Début septembre, des violences xénophobes ont éclaté en Afrique du Sud à Johannesburg puis à Pretoria. Des dizaines de commerces et des camions appartenant à des étrangers ont été pillés et brûlés, et au moins dix personnes ont été tuées. Officiellement, on a parlé de xénophobie, condamnée partout sur le continent africain, surtout au Nigéria et en RDC (République Démocratique du Congo) par une organisation laïque, dont des ressortissants ont été particulièrement touchés. Le Président Cyril Ramaphosa a fermement dénoncé ces attaques « totalement inacceptables en Afrique du Sud. Il ne peut y avoir d’excuses pour la xénophobie ». Mais ces déclarations n’ont pas suffi. Malgré des excuses officielles, il s’est fait huer aux funérailles de Robert Mugabe à Harare. Parmi les étrangers malmenés ou tués, il y a non seulement des Nigérians et des Congolais, mais aussi des Zimbabwéens, des Pakistanais, des Ethiopiens, des Somaliens, des Mozambicains, entre autres. Mais les plus fermes condamnations sont venues de la part de l’Episcopat de toute l’Afrique australe (Imbisa) le 11 septembre. Il comprend les évêques d’Angola, du Mozambique, du Zimbabwe, de Namibie, de Zambie, du Botswana, d’Afrique du Sud, du Lesotho, d’Eswatini (ex.Malawi) : « Ces actions déplorables ne peuvent être excusées, mais nous croyons que la majorité des Sud-Africains de toutes les couches sociales sont épouvantés par ces violences. Nous vous exhortons à éviter la vengeance… » Ils sont soutenus par le Cardinal ghanéen Peter Turkson, responsable du Conseil pontifical Justice et Paix et qui participait au Cap au Forum sur la paix et la sécurité dédié à Kofi Annan, ancien secrétaire général des Nations Unies, lui aussi Ghanéen. Il faut souligner que 83 % de la population en Afrique du Sud (53 millions) est encore très chrétienne, comme d’ailleurs les pays voisins. Elle ne compte que 1 % de Musulmans. Et même s’il y a eu un attentat djihadiste contre une mosquée chiite le 11 mai 2018 dans les environs de Durban, l’Afrique du Sud reste un pays tolérant en matière religieuse. Pour le moment !
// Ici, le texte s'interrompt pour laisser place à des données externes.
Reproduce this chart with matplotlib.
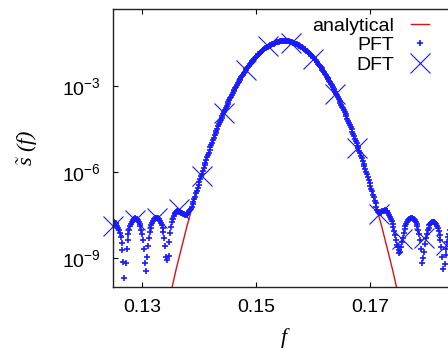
import matplotlib
matplotlib.use('Agg')
import matplotlib.pyplot as plt
import numpy as np
from matplotlib.ticker import NullLocator

# ---- data (log10 of s(f)) ----
# analytical gaussian, sampled every 0.002
f_an = [0.134, 0.136, 0.138, 0.140, 0.142, 0.144, 0.146, 0.148, 0.150, 0.152, 0.154,
        0.156, 0.158, 0.160, 0.162, 0.164, 0.166, 0.168, 0.170, 0.172, 0.174, 0.176]
log_an = [-11.17, -9.40, -7.82, -6.40, -5.17, -4.11, -3.23, -2.52, -1.99, -1.64, -1.46,
          -1.46, -1.64, -1.99, -2.52, -3.23, -4.11, -5.17, -6.40, -7.82, -9.40, -11.17]

# PFT, frequency grid 0.1251 ... 0.1848 (step 0.00015)
f_pft = np.linspace(0.1251, 0.1848, 399)
log_pft = [
    -7.75, -7.76, -7.78, -7.81, -7.86, -7.93, -8.02, -8.13, -8.27, -8.46,
    -8.72, -9.13, -9.70, -10.36, -9.16, -8.67, -8.38, -8.17, -8.01, -7.89,
    -7.80, -7.73, -7.68, -7.64, -7.62, -7.61, -7.62, -7.64, -7.68, -7.73,
    -7.80, -7.89, -8.01, -8.17, -8.38, -8.67, -9.16, -10.30, -9.45, -8.96,
    -8.56, -8.29, -8.10, -7.96, -7.85, -7.76, -7.69, -7.64, -7.61, -7.59,
    -7.58, -7.59, -7.61, -7.64, -7.69, -7.76, -7.85, -7.96, -8.10, -8.29,
    -8.56, -8.96, -9.05, -10.30, -8.92, -8.42, -8.12, -7.91, -7.75, -7.64,
    -7.54, -7.47, -7.42, -7.38, -7.37, -7.37, -7.38, -7.39, -7.41, -7.42,
    -7.44, -7.46, -7.47, -7.48, -7.48, -7.47, -7.45, -7.41, -7.35, -7.33,
    -7.30, -7.22, -7.12, -7.04, -6.95, -6.85, -6.74, -6.64, -6.54, -6.44,
    -6.34, -6.24, -6.14, -6.05, -5.95, -5.86, -5.76, -5.67, -5.58, -5.49,
    -5.40, -5.32, -5.23, -5.14, -5.05, -4.97, -4.89, -4.81, -4.72, -4.64,
    -4.56, -4.49, -4.41, -4.34, -4.26, -4.19, -4.11, -4.04, -3.97, -3.90,
    -3.83, -3.76, -3.69, -3.63, -3.56, -3.50, -3.43, -3.37, -3.31, -3.25,
    -3.19, -3.13, -3.07, -3.02, -2.96, -2.91, -2.85, -2.80, -2.75, -2.70,
    -2.65, -2.60, -2.55, -2.51, -2.46, -2.42, -2.37, -2.33, -2.29, -2.25,
    -2.21, -2.17, -2.13, -2.10, -2.06, -2.03, -1.99, -1.96, -1.93, -1.90,
    -1.87, -1.84, -1.81, -1.79, -1.76, -1.74, -1.71, -1.69, -1.67, -1.65,
    -1.63, -1.61, -1.59, -1.58, -1.56, -1.55, -1.53, -1.52, -1.50, -1.49,
    -1.48, -1.47, -1.47, -1.46, -1.45, -1.45, -1.45, -1.44, -1.44, -1.44,
    -1.44, -1.44, -1.44, -1.44, -1.45, -1.45, -1.46, -1.47, -1.48, -1.49,
    -1.50, -1.51, -1.52, -1.54, -1.55, -1.57, -1.58, -1.60, -1.61, -1.63,
    -1.65, -1.68, -1.70, -1.72, -1.74, -1.77, -1.79, -1.82, -1.85, -1.88,
    -1.91, -1.94, -1.97, -2.00, -2.04, -2.08, -2.11, -2.15, -2.18, -2.22,
    -2.26, -2.30, -2.34, -2.39, -2.43, -2.48, -2.52, -2.57, -2.62, -2.67,
    -2.71, -2.77, -2.82, -2.87, -2.92, -2.98, -3.03, -3.09, -3.15, -3.21,
    -3.27, -3.33, -3.39, -3.46, -3.52, -3.59, -3.65, -3.72, -3.78, -3.85,
    -3.92, -3.99, -4.06, -4.14, -4.21, -4.29, -4.36, -4.44, -4.51, -4.59,
    -4.67, -4.75, -4.83, -4.92, -5.00, -5.09, -5.17, -5.26, -5.34, -5.43,
    -5.52, -5.61, -5.70, -5.80, -5.89, -5.99, -6.08, -6.18, -6.27, -6.37,
    -6.47, -6.57, -6.67, -6.78, -6.88, -6.99, -7.09, -7.20, -7.32, -7.38,
    -7.42, -7.43, -7.42, -7.40, -7.37, -7.35, -7.34, -7.33, -7.34, -7.35,
    -7.37, -7.42, -7.48, -7.55, -7.62, -7.70, -7.80, -7.92, -8.05, -8.19,
    -8.35, -8.52, -8.60, -8.72, -8.80, -8.78, -8.62, -8.45, -8.28, -8.12,
    -7.99, -7.88, -7.80, -7.73, -7.68, -7.64, -7.62, -7.61, -7.61, -7.61,
    -7.62, -7.64, -7.68, -7.73, -7.80, -7.89, -8.01, -8.17, -8.38, -8.67,
    -9.15, -10.30, -9.00, -8.78, -8.51, -8.30, -8.14, -8.02, -7.93, -7.85,
    -7.80, -7.76, -7.73, -7.72, -7.72, -7.74, -7.77, -7.81, -7.87, -7.96,
    -8.06, -8.19, -8.36, -8.60, -8.94, -9.38, -10.40, -9.20, -8.90, -8.68,
    -8.44, -8.27, -8.14, -8.03, -7.93, -7.89, -7.85, -7.82, -7.80,
]

# DFT
f_dft = [0.1249, 0.1288, 0.1327, 0.1366, 0.1405, 0.1444, 0.1483, 0.1522,
         0.1561, 0.1600, 0.1639, 0.1678, 0.1717, 0.1756, 0.1795, 0.1834]
log_dft = [-7.89, -7.68, -7.58, -7.30, -6.12, -3.94, -2.45, -1.61,
           -1.51, -2.06, -3.28, -5.15, -7.47, -8.34, -8.31, -8.52]

xticks = [0.13, 0.15, 0.17]
yticks = [1e-9, 1e-6, 1e-3]

plt.rcParams['font.family'] = 'Liberation Sans'
plt.rcParams['mathtext.fontset'] = 'custom'
plt.rcParams['mathtext.rm'] = 'Liberation Sans'
plt.rcParams['mathtext.it'] = 'Liberation Serif:italic'
plt.rcParams['mathtext.default'] = 'regular'

blue = '#1a1aff'

fig = plt.figure(figsize=(4.48, 3.58), dpi=100)
ax = fig.add_axes([113.3 / 448, 71 / 358, 342 / 448, 278.5 / 358])

ax.plot(f_an, 10 ** np.array(log_an), color='#dd1111', lw=1.0, label='analytical')
ax.plot(f_pft, 10 ** np.array(log_pft), ls='none', marker='+', ms=4.5, mew=1.2,
        color=blue, label='PFT')
ax.plot(f_dft, 10 ** np.array(log_dft), ls='none', marker='x', ms=14, mew=0.8,
        color=blue, label='DFT', clip_on=False)

ax.set_yscale('log')
ax.set_xlim(0.125, 0.185)
ax.set_ylim(1e-10, 0.5)
ax.set_xticks(xticks)
ax.set_xticklabels(['0.13', '0.15', '0.17'])
ax.set_yticks(yticks)
ax.yaxis.set_minor_locator(NullLocator())
ax.tick_params(direction='in', top=True, right=True, length=3.5, width=0.8,
               labelsize=14, pad=9)
for s in ax.spines.values():
    s.set_linewidth(1.0)
    s.set_color('#222222')

ax.set_xlabel('f', fontfamily='Liberation Serif', fontstyle='italic', fontsize=16, labelpad=8)
ax.set_ylabel(r'$\tilde{s}$ (f)', fontfamily='Liberation Serif', fontstyle='italic',
              fontsize=16, labelpad=16)

leg = ax.legend(loc='upper right', bbox_to_anchor=(429 / 448, 1 - 17 / 358),
                bbox_transform=fig.transFigure, frameon=False, markerfirst=False,
                fontsize=14, borderpad=0, borderaxespad=0, handlelength=0.95,
                handletextpad=0.85, labelspacing=0.1)
leg.legend_handles[1].set_markersize(4)
leg.legend_handles[1].set_markeredgewidth(1.2)

fig.savefig('out.png', dpi=100)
Mais le mot de xénophobie cache une réalité bien plus grave que le Président Ramaphosa et les Eglises hésitent à reconnaître : le chômage chez les jeunes (50 %), le changement climatique, surtout la sécheresse, – la Ville du Cap avec ses restrictions d’eau en sait quelque chose -, et la récession économique qui touchent de nombreux pays africains. Tous ces facteurs sont suffisants pour ceux qui ont peur de l’avenir et même faim, pour les faire réagir de manière agressive. Des rivalités ethniques vont sans doute réapparaître. Dans ce contexte, les « frères » africains d’autres pays sont aussi marqués par ces problèmes car pour eux, l’Afrique du Sud représentait leur « paradis » où ils pouvaient toujours aller… Ils comprennent soudain que cela pourrait ne plus être le cas. Dans ces condamnations il y a donc une frustration sous-jacente, alors que le Nigéria, la RDC ou le Zimbabwe ne sont pas non plus exempts de violences.
Comme l’Europe, le continent africain est bouleversé par les changements climatiques, un début de récession économique pour plusieurs et les migrations, et cela ira en empirant. Des milliers d’Africains ont aussi émigré au Mexique, mais ils sont bloqués dans leur espoir d’arriver aux Etats-Unis… Partout, les rêves s’évanouissent comme des mirages.